Discussion in 'Amps, Mics & Pickups [DB]' started by mesmithnm, Jan 5, 2006.

  1. mesmithnm


    Dec 10, 2005
    Layton, UT
    This is my first post - just recently joined talkbass and I've found tons of good info, but when I tried to follow the newbie link to volume pedals and DB, it was dead - so, I'll just ask again. Is it practical to use a volume pedal when my signal chain consists of either Underwood (on my carved German bass) or Realist (on my Kay) directly into the passive (1meg) input on my iAmp 600? Will the pedal mess with the input impedance in unpleasant ways? And, if it is practical, any suggestions for a good volume pedal?
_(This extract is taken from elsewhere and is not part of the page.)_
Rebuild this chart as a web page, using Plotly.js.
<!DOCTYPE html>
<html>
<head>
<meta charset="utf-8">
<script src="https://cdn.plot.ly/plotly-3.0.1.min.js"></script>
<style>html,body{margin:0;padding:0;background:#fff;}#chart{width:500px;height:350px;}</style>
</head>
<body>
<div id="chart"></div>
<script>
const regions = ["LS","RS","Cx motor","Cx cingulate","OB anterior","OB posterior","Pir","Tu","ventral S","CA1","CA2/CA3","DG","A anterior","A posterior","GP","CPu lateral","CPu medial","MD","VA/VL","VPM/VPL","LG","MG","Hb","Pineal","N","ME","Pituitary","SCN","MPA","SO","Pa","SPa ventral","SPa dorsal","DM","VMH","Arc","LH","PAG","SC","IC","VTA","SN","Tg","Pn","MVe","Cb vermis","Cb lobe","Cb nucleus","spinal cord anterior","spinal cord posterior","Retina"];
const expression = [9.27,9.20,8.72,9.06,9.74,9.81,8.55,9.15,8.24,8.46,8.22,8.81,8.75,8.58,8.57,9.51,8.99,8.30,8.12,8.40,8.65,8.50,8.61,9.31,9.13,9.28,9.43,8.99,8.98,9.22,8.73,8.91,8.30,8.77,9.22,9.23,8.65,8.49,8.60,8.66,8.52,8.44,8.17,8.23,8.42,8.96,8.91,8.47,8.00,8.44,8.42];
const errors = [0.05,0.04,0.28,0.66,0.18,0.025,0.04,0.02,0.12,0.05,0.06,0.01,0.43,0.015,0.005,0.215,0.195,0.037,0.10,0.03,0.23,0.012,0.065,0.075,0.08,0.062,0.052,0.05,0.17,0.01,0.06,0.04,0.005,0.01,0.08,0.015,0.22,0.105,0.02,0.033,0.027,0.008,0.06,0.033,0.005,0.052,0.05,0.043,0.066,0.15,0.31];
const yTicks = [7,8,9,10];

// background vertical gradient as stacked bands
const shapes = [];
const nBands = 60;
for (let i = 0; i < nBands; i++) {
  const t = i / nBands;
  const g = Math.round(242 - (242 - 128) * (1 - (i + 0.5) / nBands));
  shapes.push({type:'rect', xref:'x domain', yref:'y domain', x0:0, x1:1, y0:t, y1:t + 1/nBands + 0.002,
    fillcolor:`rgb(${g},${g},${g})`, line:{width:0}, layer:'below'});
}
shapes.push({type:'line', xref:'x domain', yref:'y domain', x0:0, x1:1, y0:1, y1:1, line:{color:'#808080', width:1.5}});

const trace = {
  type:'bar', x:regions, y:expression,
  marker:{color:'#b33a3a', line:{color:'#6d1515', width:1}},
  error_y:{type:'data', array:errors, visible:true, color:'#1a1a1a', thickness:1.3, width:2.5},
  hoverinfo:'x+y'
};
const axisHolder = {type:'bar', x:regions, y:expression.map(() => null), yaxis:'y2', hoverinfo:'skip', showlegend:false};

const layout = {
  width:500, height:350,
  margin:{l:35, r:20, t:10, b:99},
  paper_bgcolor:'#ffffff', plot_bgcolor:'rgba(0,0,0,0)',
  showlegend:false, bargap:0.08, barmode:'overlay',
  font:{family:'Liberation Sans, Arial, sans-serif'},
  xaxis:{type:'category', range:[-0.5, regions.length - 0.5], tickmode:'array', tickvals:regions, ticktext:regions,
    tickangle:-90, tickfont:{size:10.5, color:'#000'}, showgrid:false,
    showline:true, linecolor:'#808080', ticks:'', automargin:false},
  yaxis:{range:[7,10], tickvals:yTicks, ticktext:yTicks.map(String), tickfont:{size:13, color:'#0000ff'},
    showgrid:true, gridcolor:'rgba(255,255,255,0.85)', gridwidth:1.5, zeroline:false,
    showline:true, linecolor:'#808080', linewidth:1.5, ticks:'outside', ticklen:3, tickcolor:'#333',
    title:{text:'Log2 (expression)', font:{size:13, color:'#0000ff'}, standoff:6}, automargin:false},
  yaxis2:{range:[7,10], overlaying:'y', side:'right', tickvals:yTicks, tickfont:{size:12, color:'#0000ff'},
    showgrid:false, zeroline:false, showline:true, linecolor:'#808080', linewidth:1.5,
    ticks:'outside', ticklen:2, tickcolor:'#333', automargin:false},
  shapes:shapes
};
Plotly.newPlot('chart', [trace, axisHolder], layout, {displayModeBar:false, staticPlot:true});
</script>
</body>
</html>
Thanks for any advice!

  2. I'm still kicking myself for selling my old Ernie Ball 'Tank'. It was the only volume pedal I found that didn't effect the impedance match on any of the passive pickups. It weighed more than my amp! Not really, but it was an extra piece of heavy gear I didn't want to carry. I've tried all the new Ernie Ball pedals and most of the other brands. Even the the Ernie Ball Jr. designed for passive pickups (250 ohm pot) effects the send. I don't know if it's because of the 'tuner out', maybe different pots, or combination of, but they drop the send from the passive pickups drastically. My old tank had no 'tuner out' & a knob to adjust sensitivity. All on the right side. In & out said: 'amp' & 'instrument'. I'm not an electronics expert, but someone suggested to me that on several volume pedals the pot could easily be changed out to one that matches the impedance of passive pickups. I've been curious about that myself. Maybe someone with more electronics expertise could add some suggestions?
    Welcome to TB.
  3. Bob Gollihur

    Bob Gollihur GollihurMusic.com

    Mar 22, 2000
    New Joisey Shore
    Big Cheese Emeritus: Gollihur Music
    I have a Morley (http://www.morleypedals.com) that I bought specifically because of its high input impedance and good quality, it's large and durable. It's a few years old, a discontinued stereo model, but their current volume pedal may be a candidate, just check the specs.

    However, consider putting a pedal in the series effects loop to avoid the issue altogether. That's what I do with a multieffects pedal on the occasional electric bass gigs with my iAMP 800.
  4. mesmithnm


    Dec 10, 2005
    Layton, UT

    That's way too obvious and simple! Thanks for helping me get my head out of you-know-where. This way, I'll be attenuating the line level signal between the preamp and the power amp and the input impedance of the pedal is relatively unimportant.

    In fact, I could do that with the parallel effects loop and probably get just what I want, which is a way to sometimes punch up the volume just a little. By running parallel, I could run with the volume pedal all the way down for my baseline (no pun intended) volume level and then just step on the pedal when I feel like I need a little more. Then, when I go to back off, I don't have to worry about accidentally removing all my amplification.